When the ball reaches a corner, it will strike the top or bottom whilst its \(x\)-position is \(x\), or when

\[yn \bmod x=0\]

or when \(yn\) is divisible by \(x\). Let \(n_h\) be the smallest integer \(n\) for which this is true. Then we have that

\[n_h=\frac{x}{GCD(x,y)}\]

This, then, is the total number of bounces on the top or bottom, including when the ball enters the corner. Now we must find the number of side bounces, or the number of times the ball “wrapped around” the table. We can think of \(yn_h\) as the “total horizontal distance” travelled by the ball, and since the ball was teleported after every \(x\) units travelled horizontally, there would be a total of

\[\frac{yn_h}{x}\]

side-bounces. Now, to find the total number of vertical bounces, we must add the number of vertical bounces and horizontal bounces and subtract two (since we counted the entrance of the ball into the corner twice). Then we have

\[n_h+\frac{yn_h}{x}-2\]

\[\frac{x}{GCD(x,y)}+\frac{y\frac{x}{GCD(x,y)}}{x}\]

\[\frac{x+y}{GCD(x,y)}-2\]

which gives us the number of bounces, not including when the ball enters the corner. Our assumption that \(x \ge y\) is no longer important, since we see now that they are interchangable in the formula.

Now what would happen if we shot the ball with a slope of \frac{a}{b}?

Remember what I said earlier about dilating the board? Well, that will become useful in this case. If we have the path of the ball moving at a slope of \(\frac{a}{b}\), it is as if we horizontally compressed the line drawing its path by a factor of \(a\) and vertically compressed it by a factor of \(b\). This means that if we “undo” these compressions by stretching the board and the path, we will have another perfectly straight \(45^\circ\) path but with a board of a different side.

When we stretch the board, instead of side lengths of \(x\) and \(y\), the side lengths will be \(ax\) and \(by\).

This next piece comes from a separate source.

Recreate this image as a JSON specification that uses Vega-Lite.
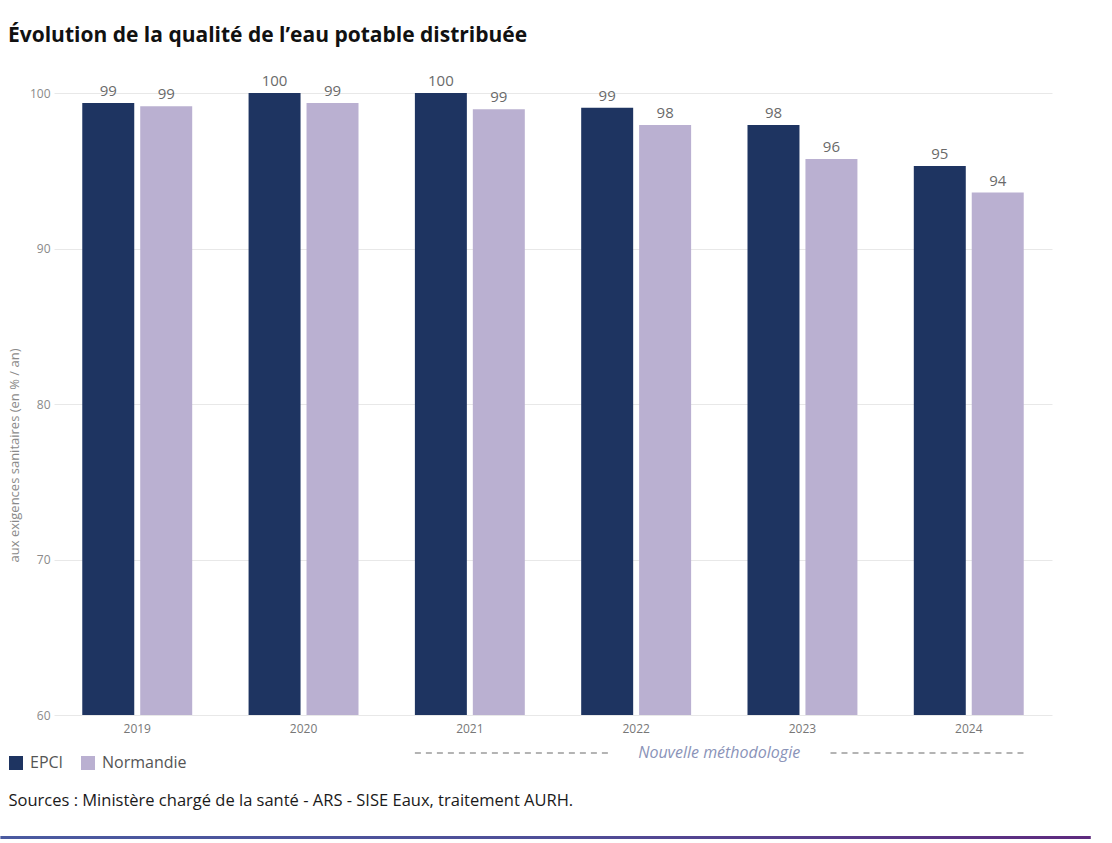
{
  "$schema": "https://vega.github.io/schema/vega-lite/v6.json",
  "width": 998,
  "height": 622,
  "autosize": "none",
  "padding": {"left": 54, "top": 93, "right": 60, "bottom": 128},
  "background": "white",
  "title": {
    "text": "Évolution de la qualité de l’eau potable distribuée",
    "anchor": "start",
    "frame": "group",
    "dx": -46,
    "offset": 28,
    "font": "Open Sans",
    "fontSize": 21,
    "fontWeight": "bold",
    "color": "#111111"
  },
  "datasets": {
    "bars": [
      {"annee": "2019", "territoire": "EPCI", "valeur": 99.35},
      {"annee": "2019", "territoire": "Normandie", "valeur": 99.15},
      {"annee": "2020", "territoire": "EPCI", "valeur": 100.0},
      {"annee": "2020", "territoire": "Normandie", "valeur": 99.35},
      {"annee": "2021", "territoire": "EPCI", "valeur": 100.0},
      {"annee": "2021", "territoire": "Normandie", "valeur": 98.95},
      {"annee": "2022", "territoire": "EPCI", "valeur": 99.05},
      {"annee": "2022", "territoire": "Normandie", "valeur": 97.95},
      {"annee": "2023", "territoire": "EPCI", "valeur": 97.95},
      {"annee": "2023", "territoire": "Normandie", "valeur": 95.75},
      {"annee": "2024", "territoire": "EPCI", "valeur": 95.3},
      {"annee": "2024", "territoire": "Normandie", "valeur": 93.6}
    ],
    "annot": [
      {"debut": "2021", "fin": "2024", "centre": "2022", "suite": "2023", "libelle": "Nouvelle méthodologie", "base": 60}
    ],
    "cadre": [
      {"gauche": "2019", "droite": "2024", "base": 60}
    ]
  },
  "layer": [
    {
      "data": {"name": "bars"},
      "mark": {"type": "bar", "clip": true},
      "encoding": {
        "x": {
          "field": "annee", "type": "nominal", "sort": ["2019","2020","2021","2022","2023","2024"],
          "scale": {"paddingInner": 0.339, "paddingOuter": 0.17},
          "axis": {
            "title": "Sources : Ministère chargé de la santé - ARS - SISE Eaux, traitement AURH.",
            "titleX": -46, "titleY": 85, "titleAlign": "left", "titleAnchor": "start", "titleBaseline": "middle",
            "titleFont": "Open Sans", "titleFontSize": 16.5, "titleFontWeight": "normal", "titleColor": "#1a1a1a",
            "labelAngle": 0, "labelFont": "Open Sans", "labelFontSize": 12, "labelColor": "#777777",
            "labelPadding": 8, "ticks": false, "domain": false, "grid": false
          }
        },
        "xOffset": {"field": "territoire", "type": "nominal", "scale": {"paddingInner": 0.103, "paddingOuter": 0}},
        "y": {
          "field": "valeur", "type": "quantitative",
          "scale": {"domain": [60, 100], "zero": false, "nice": false},
          "axis": {
            "title": "aux exigences sanitaires  (en % / an)",
            "titleFont": "Open Sans", "titleFontSize": 13, "titleFontWeight": "normal", "titleColor": "#8a8a8a",
            "titlePadding": 8, "titleY": 362, "titleAlign": "center",
            "values": [60, 70, 80, 90, 100],
            "labelFont": "Open Sans", "labelFontSize": 12, "labelColor": "#8a8a8a", "labelPadding": 4,
            "ticks": false, "domain": false, "grid": true, "gridColor": "#e8e8e8", "gridWidth": 1
          }
        },
        "color": {
          "field": "territoire", "type": "nominal",
          "scale": {"domain": ["EPCI", "Normandie"], "range": ["#1e3461", "#bab0d1"]},
          "legend": {
            "title": null, "orient": "none", "legendX": -46, "legendY": 662, "direction": "horizontal",
            "symbolType": "square", "symbolSize": 196, "symbolStrokeWidth": 0, "labelOffset": 6,
            "labelFont": "Open Sans", "labelFontSize": 16, "labelColor": "#555555", "columnPadding": 16, "symbolOffset": 0
          }
        }
      }
    },
    {
      "data": {"name": "bars"},
      "mark": {"type": "text", "baseline": "bottom", "dy": -4, "font": "Open Sans", "fontSize": 15, "color": "#6a6a6a"},
      "encoding": {
        "x": {"field": "annee", "type": "nominal", "sort": ["2019","2020","2021","2022","2023","2024"]},
        "xOffset": {"field": "territoire", "type": "nominal"},
        "y": {"field": "valeur", "type": "quantitative"},
        "text": {"field": "valeur", "type": "quantitative", "format": ".0f"}
      }
    },
    {
      "data": {"name": "annot"},
      "mark": {"type": "rule", "strokeDash": [6, 5], "color": "#6a6a6a", "strokeWidth": 1.2, "yOffset": 38},
      "encoding": {
        "x": {"field": "debut", "type": "nominal", "bandPosition": 0},
        "x2": {"field": "centre", "bandPosition": 0.245},
        "y": {"field": "base", "type": "quantitative"}
      }
    },
    {
      "data": {"name": "annot"},
      "mark": {"type": "rule", "strokeDash": [6, 5], "color": "#6a6a6a", "strokeWidth": 1.2, "yOffset": 38},
      "encoding": {
        "x": {"field": "suite", "type": "nominal", "bandPosition": 0.755},
        "x2": {"field": "fin", "bandPosition": 1},
        "y": {"field": "base", "type": "quantitative"}
      }
    },
    {
      "data": {"name": "annot"},
      "mark": {"type": "text", "dy": 38, "baseline": "middle", "font": "Open Sans", "fontSize": 16, "fontStyle": "italic", "color": "#8a93b8"},
      "encoding": {
        "x": {"field": "centre", "type": "nominal", "bandPosition": 1.255},
        "y": {"field": "base", "type": "quantitative"},
        "text": {"field": "libelle"}
      }
    },
    {
      "data": {"name": "cadre"},
      "mark": {
        "type": "rect", "yOffset": 121, "y2Offset": 124,
        "fill": {"gradient": "linear", "x1": 0, "x2": 1, "y1": 0, "y2": 0,
                 "stops": [{"offset": 0, "color": "#4a5aa0"}, {"offset": 0.5, "color": "#4f4f98"}, {"offset": 1, "color": "#5e2a7e"}]}
      },
      "encoding": {
        "x": {"field": "gauche", "type": "nominal", "bandPosition": -0.745},
        "x2": {"field": "droite", "bandPosition": 1.61},
        "y": {"field": "base", "type": "quantitative"},
        "y2": {"field": "base"}
      }
    }
  ],
  "config": {
    "view": {"stroke": null}
  }
}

Wonderful! We have reduced this to a problem solvable by our previous formula. Since the new side lengths are \(ax\) and \(by\), the number of bounces is

\[\frac{ax+by}{GCD(ax,by)}-2\]

Now, we have based all of our conclusions on the fact that this billiards table has no side pockets. I will not extend the result to billiards tables with side pockets in this post, but perhaps in a later one.